Today we celebrate "with joy the Nativity of the Blessed Virgin Mary: from her arose the sun of justice, Christ, our God!"
This Marian feast is an invitation to joy, precisely because with the birth of Mary Most Holy, God gave the world a concrete guarantee that salvation was now imminent: humanity, which for millennia, in more or less conscious ways, had been waiting for something or someone who could free it from pain, evil, anguish and despair, and which had found in the Chosen People, especially in the Prophets, the spokespeople of the reassuring and consoling Word of God, could finally look, moved and anxious, to Mary "the Child," who was the point of convergence and arrival of a complex of divine promises, mysteriously echoed in the very heart of history.
It is precisely this Child, still small and fragile, who is the 'Woman' of the first announcement of future Redemption, set by God in opposition to the tempting serpent: 'I will put enmity between you and the woman, between your offspring and her offspring: he will crush your head and you will strike his heel!' (Gen 3:15).
It is precisely this Child who is the 'Virgin' who 'will conceive and bear a Son, who will be called Emmanuel, which means: God with us' (cf. Is 7:14; Mt 1:23).
It is precisely this Child who is the "Mother" who will give birth in Bethlehem to "the one who is to be ruler over Israel" (cf. Mt 5:1f).
Today's liturgy applies to Mary the passage from the Letter to the Romans in which St Paul describes God's merciful plan for the elect: Mary is predestined by the Trinity for a very high mission; she is called; she is sanctified; she is glorified.
God predestined her to be intimately associated with the life and work of his only-begotten Son. For this reason, he sanctified her in a wonderful and unique way from the first moment of her conception, making her "full of grace" (cf. Lk 1:28); he made her conform to the image of his Son: a conformity that, we can say, was unique, because Mary was the first and most perfect disciple of the Son.
God's plan for Mary culminated in that glorification which made her mortal body conform to the glorious body of the risen Jesus. Mary's assumption into heaven, body and soul, represents the final stage in the story of this creature, in whom the heavenly Father manifested his divine pleasure in an exalted manner.
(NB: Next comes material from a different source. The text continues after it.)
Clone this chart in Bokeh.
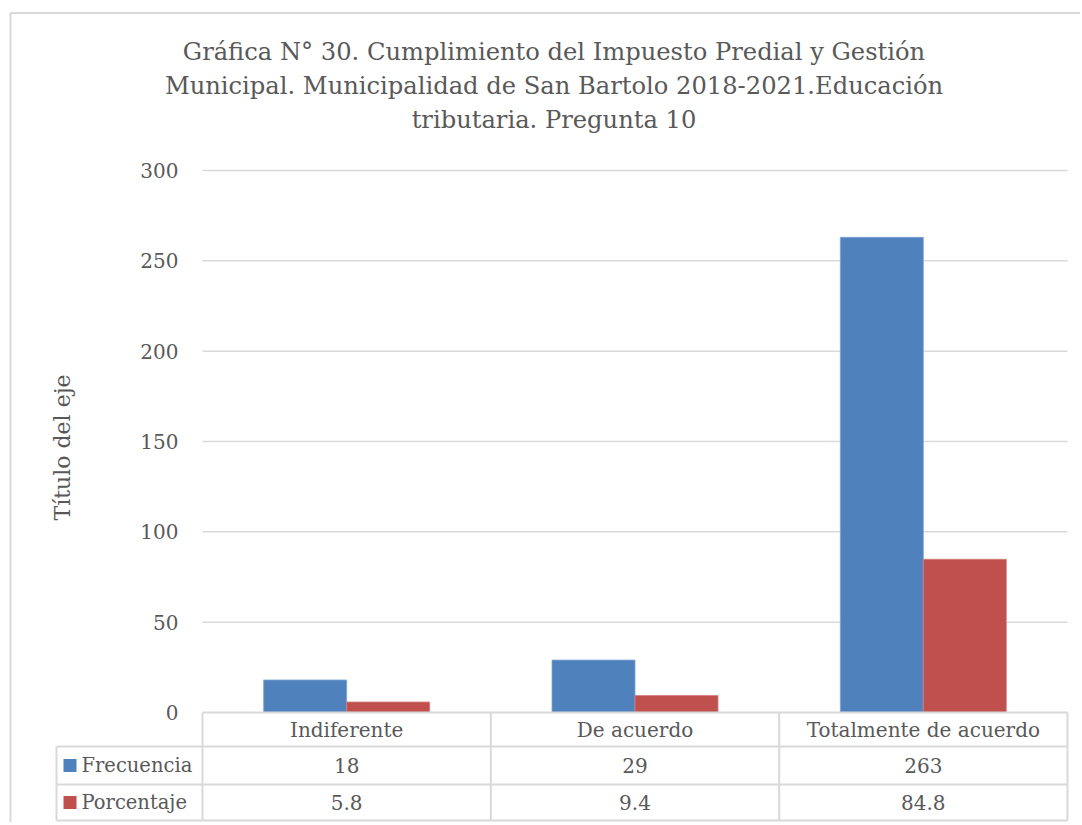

The whole Church, therefore, cannot fail to rejoice today in celebrating the Nativity of Mary Most Holy, who - as St John Damascene movingly affirms - is that 'virginal and divine door, from which and through which God, who is above all things, is about to make his bodily entrance into the world... Today a shoot has sprung from the trunk of Jesse, from which a Flower substantially united with the divinity will be born into the world. Today, on earth, from earthly nature, He who once separated the firmament from the waters and raised it high, has created a heaven, and this heaven is far more divinely splendid than the first!" (St John Damascene, Homily on the Nativity of Mary: PG 96,661s).
3. Looking to Mary means mirroring ourselves in a model that God himself has given us for our elevation and sanctification.
And Mary today teaches us first of all to keep intact our faith in God, the faith that was given to us in Baptism and that must continually grow and mature in us throughout the various stages of our Christian life. Commenting on the words of St. Luke (Lk 2:19), St. Ambrose expresses himself thus: "We recognise in everything the modesty of the Holy Virgin, who, unblemished in body as well as in words, meditated in her heart on the matters of faith" (St Ambrose, Expos. Evang. sec. Lucam, II, 54: CCL, XIV, p. 4). We too, dear brothers and sisters, must continually meditate in our hearts on "the things concerning the faith"; that is, we must be open and receptive to the Word of God, so that our daily life - on a personal, family and professional level - may always be in perfect harmony and coherence with the message of Jesus, with the teaching of the Church, and with the examples of the Saints.
Mary, the Virgin Mother, reaffirms to us all today the supreme value of motherhood, the glory and joy of women, and also that of Christian virginity, professed and accepted 'in view of the Kingdom of Heaven' (cf. Mt 19:12), that is, as a testimony, in this transitory world, of that final world, in which the saved will be "like the angels of God" (cf. Mt 22:30).